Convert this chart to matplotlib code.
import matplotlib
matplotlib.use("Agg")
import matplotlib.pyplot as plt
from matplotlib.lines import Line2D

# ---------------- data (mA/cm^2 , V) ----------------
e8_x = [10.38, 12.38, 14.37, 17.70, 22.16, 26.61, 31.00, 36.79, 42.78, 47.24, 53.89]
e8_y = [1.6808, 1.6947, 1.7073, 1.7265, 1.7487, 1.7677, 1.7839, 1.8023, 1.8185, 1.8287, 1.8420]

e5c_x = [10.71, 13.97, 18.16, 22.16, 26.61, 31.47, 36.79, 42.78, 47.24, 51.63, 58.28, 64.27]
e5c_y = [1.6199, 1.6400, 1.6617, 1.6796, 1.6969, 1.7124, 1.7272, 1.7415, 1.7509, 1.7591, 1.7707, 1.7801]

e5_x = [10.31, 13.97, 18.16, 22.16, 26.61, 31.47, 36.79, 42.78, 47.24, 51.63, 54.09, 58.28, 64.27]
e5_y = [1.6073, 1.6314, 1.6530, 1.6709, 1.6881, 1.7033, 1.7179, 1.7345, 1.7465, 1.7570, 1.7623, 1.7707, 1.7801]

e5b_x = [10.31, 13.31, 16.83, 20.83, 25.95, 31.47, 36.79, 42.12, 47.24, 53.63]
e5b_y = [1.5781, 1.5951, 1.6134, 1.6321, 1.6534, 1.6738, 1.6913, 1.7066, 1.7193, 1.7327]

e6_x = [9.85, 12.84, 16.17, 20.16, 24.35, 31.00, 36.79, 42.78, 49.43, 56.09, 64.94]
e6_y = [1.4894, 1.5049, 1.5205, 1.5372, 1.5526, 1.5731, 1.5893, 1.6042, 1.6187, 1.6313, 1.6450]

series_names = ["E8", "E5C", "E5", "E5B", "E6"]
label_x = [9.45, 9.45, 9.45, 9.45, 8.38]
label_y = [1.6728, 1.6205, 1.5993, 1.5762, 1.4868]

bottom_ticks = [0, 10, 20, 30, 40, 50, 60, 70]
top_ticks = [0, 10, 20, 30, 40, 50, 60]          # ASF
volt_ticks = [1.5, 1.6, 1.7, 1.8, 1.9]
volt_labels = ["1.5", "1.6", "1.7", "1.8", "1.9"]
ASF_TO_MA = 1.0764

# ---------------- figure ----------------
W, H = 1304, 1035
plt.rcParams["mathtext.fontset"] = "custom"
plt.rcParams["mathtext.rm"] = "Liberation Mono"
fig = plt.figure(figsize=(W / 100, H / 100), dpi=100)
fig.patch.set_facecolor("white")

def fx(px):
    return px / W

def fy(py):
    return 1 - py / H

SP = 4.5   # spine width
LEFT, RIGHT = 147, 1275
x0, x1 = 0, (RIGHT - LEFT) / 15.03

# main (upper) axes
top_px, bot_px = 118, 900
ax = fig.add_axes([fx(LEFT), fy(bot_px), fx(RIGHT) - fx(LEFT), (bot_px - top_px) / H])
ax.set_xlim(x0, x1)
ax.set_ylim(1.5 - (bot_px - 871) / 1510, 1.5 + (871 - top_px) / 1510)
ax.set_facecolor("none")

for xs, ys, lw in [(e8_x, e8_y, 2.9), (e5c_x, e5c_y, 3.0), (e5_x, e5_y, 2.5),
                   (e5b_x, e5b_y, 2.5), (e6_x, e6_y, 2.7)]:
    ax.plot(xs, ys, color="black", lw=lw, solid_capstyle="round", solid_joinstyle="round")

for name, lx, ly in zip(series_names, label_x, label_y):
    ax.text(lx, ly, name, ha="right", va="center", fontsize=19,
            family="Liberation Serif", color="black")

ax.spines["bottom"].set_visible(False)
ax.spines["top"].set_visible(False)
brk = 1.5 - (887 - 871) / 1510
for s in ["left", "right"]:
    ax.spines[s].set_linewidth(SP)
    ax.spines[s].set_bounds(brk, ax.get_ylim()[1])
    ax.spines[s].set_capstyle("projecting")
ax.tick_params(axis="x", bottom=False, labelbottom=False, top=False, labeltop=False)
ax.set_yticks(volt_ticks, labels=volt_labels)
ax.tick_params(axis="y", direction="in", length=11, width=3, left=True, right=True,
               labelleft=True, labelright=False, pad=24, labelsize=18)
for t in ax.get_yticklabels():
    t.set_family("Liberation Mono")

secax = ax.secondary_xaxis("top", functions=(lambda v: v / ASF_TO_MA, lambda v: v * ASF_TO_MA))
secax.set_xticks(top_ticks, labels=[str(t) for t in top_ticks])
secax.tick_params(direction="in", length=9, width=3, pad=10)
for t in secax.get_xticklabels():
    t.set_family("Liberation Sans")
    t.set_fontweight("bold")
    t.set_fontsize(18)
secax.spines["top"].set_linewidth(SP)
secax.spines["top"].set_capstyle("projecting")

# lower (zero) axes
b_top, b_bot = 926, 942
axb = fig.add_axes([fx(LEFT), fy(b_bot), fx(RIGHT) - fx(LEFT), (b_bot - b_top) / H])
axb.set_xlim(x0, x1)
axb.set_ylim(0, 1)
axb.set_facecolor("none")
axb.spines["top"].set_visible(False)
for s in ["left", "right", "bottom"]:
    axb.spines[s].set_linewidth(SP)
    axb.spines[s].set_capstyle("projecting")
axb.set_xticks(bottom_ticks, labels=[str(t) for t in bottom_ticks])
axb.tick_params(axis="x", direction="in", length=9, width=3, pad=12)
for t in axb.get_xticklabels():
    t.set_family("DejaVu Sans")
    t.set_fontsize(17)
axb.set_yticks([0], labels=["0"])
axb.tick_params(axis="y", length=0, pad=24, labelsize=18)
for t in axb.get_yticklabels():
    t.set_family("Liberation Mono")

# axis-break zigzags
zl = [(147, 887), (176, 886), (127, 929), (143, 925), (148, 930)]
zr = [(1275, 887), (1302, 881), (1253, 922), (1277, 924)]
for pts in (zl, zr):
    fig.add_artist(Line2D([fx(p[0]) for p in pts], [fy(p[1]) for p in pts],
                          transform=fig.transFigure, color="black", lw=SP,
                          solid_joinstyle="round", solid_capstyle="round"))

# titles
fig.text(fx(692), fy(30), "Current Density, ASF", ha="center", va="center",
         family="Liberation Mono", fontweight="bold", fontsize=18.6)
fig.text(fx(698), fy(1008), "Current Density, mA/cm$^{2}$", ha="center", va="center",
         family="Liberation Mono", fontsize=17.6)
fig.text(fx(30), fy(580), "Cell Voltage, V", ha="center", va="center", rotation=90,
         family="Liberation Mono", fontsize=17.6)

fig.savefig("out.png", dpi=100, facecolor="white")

--

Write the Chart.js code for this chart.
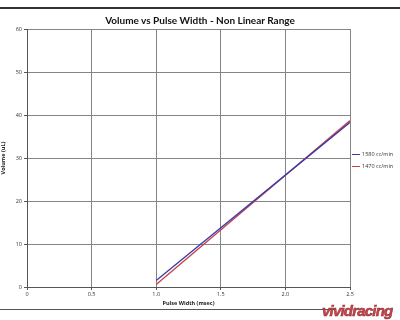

GIVEN PROBLEM ->
Write out again only the lines from the line containing "Convert this chart to matplotlib code." through the line containing "1.7591, 1.7707, 1.7801]", both included, exactly as they are.

SOLUTION FOR THIS EXERCISE ->
Convert this chart to matplotlib code.
import matplotlib
matplotlib.use("Agg")
import matplotlib.pyplot as plt
from matplotlib.lines import Line2D

# ---------------- data (mA/cm^2 , V) ----------------
e8_x = [10.38, 12.38, 14.37, 17.70, 22.16, 26.61, 31.00, 36.79, 42.78, 47.24, 53.89]
e8_y = [1.6808, 1.6947, 1.7073, 1.7265, 1.7487, 1.7677, 1.7839, 1.8023, 1.8185, 1.8287, 1.8420]

e5c_x = [10.71, 13.97, 18.16, 22.16, 26.61, 31.47, 36.79, 42.78, 47.24, 51.63, 58.28, 64.27]
e5c_y = [1.6199, 1.6400, 1.6617, 1.6796, 1.6969, 1.7124, 1.7272, 1.7415, 1.7509, 1.7591, 1.7707, 1.7801]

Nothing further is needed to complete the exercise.